In Contemporary Rhythm: The Art of Ernest L. Blumenschein, an exhibit at the Phoenix Art Museum, will close on Sunday, June 14.

Phoenix Art Museum celebrates the career of one of the most successful American artists of the early 20th century with the opening of the exhibit. A founder of the famed Taos Society of Artists, Blumenschein rocketed into the spotlight with his modernist approach to capturing the American West. This major retrospective, which opened on March 15, covers every aspect of the artist’s career and is the first Blumenschein exhibition in 30 years and the first in Arizona.

The exhibition follows Blumenschein’s life, tracking the artistic, social and political dimensions of his art. It features his major landscape and figural paintings of the Southwest, for which he is best known today, as well as early works from the beginning of his career when he worked in France and as a professional illustrator. As Blumenschein developed as an artist, he also formed a stance on social issues that included pictorial testimonials of the cultural identity of the native people of Taos and respect for their lands.

Blumenschein landed in Taos, New Mexico, as the result of a fortunate accident. He was traveling with fellow artist Bert G. Phillips on a sketching trip from Denver to northern Mexico when a wheel of their carriage broke, leaving them stranded in Taos Valley. The delay gave the artists time to take in the spectacular countryside and interesting cultures of the area. They decided to stay and work in the area, later founding the Taos Society of Artists to promote the splendor of Taos and the art of the American West to larger audiences.
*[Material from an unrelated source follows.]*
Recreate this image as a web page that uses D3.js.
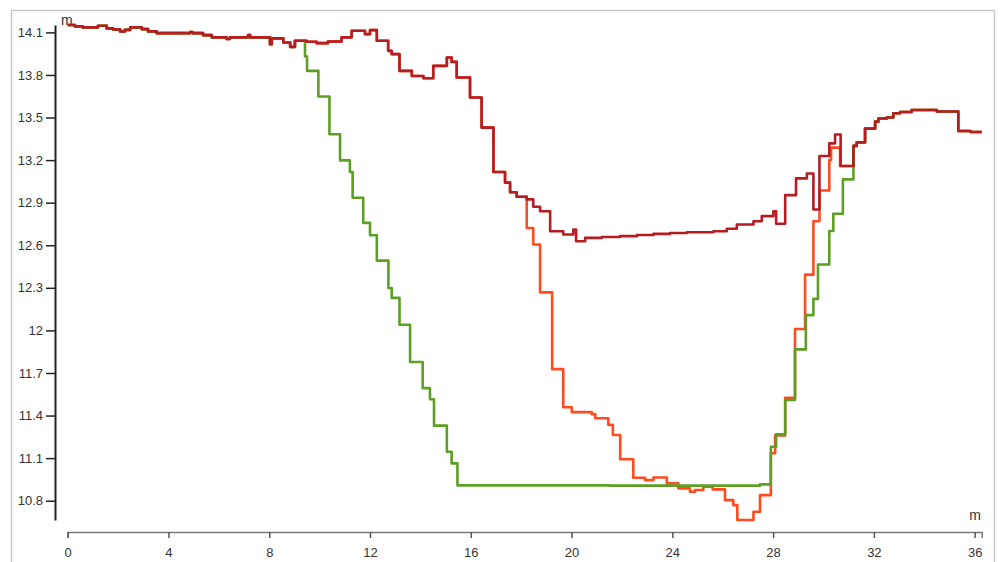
<!DOCTYPE html>
<html>
<head>
<meta charset="utf-8">
<script src="https://cdn.jsdelivr.net/npm/d3@7"></script>
<style>
  html, body { margin: 0; padding: 0; background: #fff; }
  svg { display: block; font-family: "Liberation Sans", Arial, sans-serif; }
</style>
</head>
<body>
<svg id="chart" width="1003" height="562"></svg>
<script>
// ---- data (distance in m, elevation in m) ----
// shared by all three profiles at the start
const sharedStart = [
  [0, 14.152], [0.29, 14.142], [0.6, 14.135], [1.2, 14.147], [1.55, 14.128], [1.8, 14.121],
  [2.08, 14.107], [2.27, 14.118], [2.48, 14.135], [2.94, 14.123], [3.19, 14.107], [3.53, 14.095],
  [4.86, 14.102], [4.95, 14.095], [5.37, 14.081], [5.72, 14.065], [6.31, 14.053], [6.44, 14.065],
  [7.16, 14.081], [7.24, 14.065], [8.03, 14.017], [8.1, 14.058], [8.56, 14.029], [8.83, 13.998],
  [9.02, 14.041]
];
// shared by the red and orange profiles
const sharedUpper = [
  [9.49, 14.034], [9.88, 14.024], [10.33, 14.036], [10.87, 14.065], [11.27, 14.111], [11.8, 14.088],
  [12.0, 14.116], [12.27, 14.041], [12.72, 13.97], [12.86, 13.947], [13.17, 13.829], [13.66, 13.793],
  [14.12, 13.777], [14.51, 13.864], [15.05, 13.923], [15.24, 13.892], [15.44, 13.782], [15.97, 13.641],
  [16.43, 13.429], [16.9, 13.116], [17.36, 13.041], [17.56, 12.974], [17.82, 12.942]
];
const redLow = [
  [18.22, 12.923], [18.48, 12.871], [18.75, 12.84], [19.15, 12.699], [19.67, 12.676], [20.07, 12.711],
  [20.18, 12.628], [20.54, 12.652], [21.2, 12.658], [21.93, 12.664], [22.6, 12.672], [23.25, 12.68],
  [23.9, 12.686], [24.57, 12.692], [25.63, 12.699], [26.16, 12.716], [26.56, 12.746], [27.22, 12.769],
  [27.55, 12.805], [28.01, 12.84], [28.12, 12.751], [28.48, 12.953], [28.91, 13.071], [29.34, 13.106],
  [29.6, 12.852], [29.84, 13.229], [30.23, 13.318], [30.46, 13.38], [30.68, 13.158]
];
const orangeLow = [
  [18.22, 12.722], [18.48, 12.605], [18.75, 12.268], [19.23, 11.727], [19.67, 11.459], [20.01, 11.424],
  [20.8, 11.41], [20.94, 11.381], [21.46, 11.334], [21.64, 11.263], [21.93, 11.092], [22.45, 10.962],
  [22.92, 10.945], [23.25, 10.964], [23.78, 10.922], [24.24, 10.887], [24.7, 10.863], [24.9, 10.875],
  [25.23, 10.898], [25.6, 10.88], [26.09, 10.804], [26.42, 10.769], [26.58, 10.664], [27.22, 10.722],
  [27.48, 10.839], [27.91, 11.134], [28.08, 11.26], [28.48, 11.525], [28.87, 12.01], [29.27, 12.393],
  [29.6, 12.769], [29.84, 12.986], [30.23, 13.2], [30.3, 13.288], [30.66, 13.158]
];
const greenLow = [
  [9.42, 13.93], [9.5, 13.829], [9.95, 13.648], [10.39, 13.382], [10.81, 13.198], [11.2, 13.116],
  [11.31, 12.935], [11.73, 12.758], [12.0, 12.671], [12.27, 12.492], [12.73, 12.299], [12.86, 12.229],
  [13.17, 12.04], [13.59, 11.777], [14.09, 11.593], [14.38, 11.515], [14.54, 11.329], [15.05, 11.145],
  [15.24, 11.063], [15.47, 10.908], [21.5, 10.906], [27.48, 10.915], [27.91, 11.18], [28.12, 11.268],
  [28.48, 11.51], [28.87, 11.866], [29.3, 12.108], [29.6, 12.222], [29.78, 12.464], [30.23, 12.7],
  [30.39, 12.822], [30.77, 13.064]
];
// shared by all three profiles at the end
const sharedEnd = [
  [31.19, 13.30], [31.32, 13.325], [31.65, 13.422], [32.05, 13.471], [32.18, 13.493], [32.51, 13.5],
  [32.77, 13.53], [33.04, 13.539], [33.5, 13.553], [34.5, 13.542], [35.35, 13.405], [35.84, 13.398],
  [36.28, 13.398]
];

const seriesNames = ["orange", "green", "red"];
const seriesColors = ["#ff4b1f", "#5c9f24", "#b51d22"];
const seriesParts = [
  [sharedStart, sharedUpper, orangeLow, sharedEnd],
  [sharedStart, greenLow, sharedEnd],
  [sharedStart, sharedUpper, redLow, sharedEnd]
];

const xTicks = [0, 4, 8, 12, 16, 20, 24, 28, 32, 36];
const yTicks = [10.8, 11.1, 11.4, 11.7, 12, 12.3, 12.6, 12.9, 13.2, 13.5, 13.8, 14.1];
const xUnit = "m";
const yUnit = "m";

// ---- drawing ----
const svg = d3.select("#chart");
const series = seriesParts.map(parts => parts.flat());
const allPts = series.flat();

const x = d3.scaleLinear().domain(d3.extent(allPts, d => d[0])).range([67.7, 981.7]);
const y = d3.scaleLinear().domain(d3.extent(allPts, d => d[1])).range([520, 25]);

// frame
svg.append("rect")
  .attr("x", 11.5).attr("y", 10.5).attr("width", 983).attr("height", 570)
  .attr("fill", "none").attr("stroke", "#c8c8c8").attr("stroke-width", 1.5);

const fmt = d3.format("~f");

// y axis
const gy = svg.append("g").attr("transform", "translate(55,0)")
  .call(d3.axisLeft(y).tickValues(yTicks).tickFormat(d => fmt(+d.toFixed(1))).tickSize(9).tickSizeOuter(0).tickPadding(3));
gy.select(".domain").attr("stroke", "#222").attr("stroke-width", 2);
gy.selectAll(".tick line").attr("stroke", "#222").attr("stroke-width", 1.5);
gy.selectAll(".tick text").attr("fill", "#333").style("font-size", "13px");

// x axis
const gx = svg.append("g").attr("transform", "translate(0,532)")
  .call(d3.axisBottom(x).tickValues(xTicks).tickSize(6).tickSizeOuter(6).tickPadding(10));
gx.select(".domain").attr("stroke", "#777").attr("stroke-width", 1.5);
gx.selectAll(".tick line").attr("stroke", "#555").attr("stroke-width", 1.5);
gx.selectAll(".tick text").attr("fill", "#333").style("font-size", "13px");

// unit labels
svg.append("text").attr("x", 61).attr("y", 25).attr("fill", "#333")
  .style("font-size", "14px").text(yUnit);
svg.append("text").attr("x", 981).attr("y", 520).attr("text-anchor", "end").attr("fill", "#333")
  .style("font-size", "14px").text(xUnit);

// lines
const line = d3.line().x(d => x(d[0])).y(d => y(d[1])).curve(d3.curveStepAfter);
svg.append("g").selectAll("path").data(series).join("path")
  .attr("d", line)
  .attr("fill", "none")
  .attr("stroke", (d, i) => seriesColors[i])
  .attr("stroke-width", 2.6)
  .attr("stroke-linejoin", "round");
</script>
</body>
</html>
Academically trained in New York and Paris, Blumenschein painted in a style that combined traditional and realistic means of expression with subtle undercurrents of modernism, particularly in his bold use of color and the manner in which he constructed his compositions. In addition to founding the Taos Society of Artists, Blumenschein’s interests in modernism also led him to establish the New Mexico Painters, one of the region’s earliest groups of modernist painters. At the height of his career, he was one of the few artists to have paintings purchased by the Metropolitan Museum of Art and the Museum of Modern Art, New York.

The Phoenix Art Museum is located at 1625 N. Central Ave.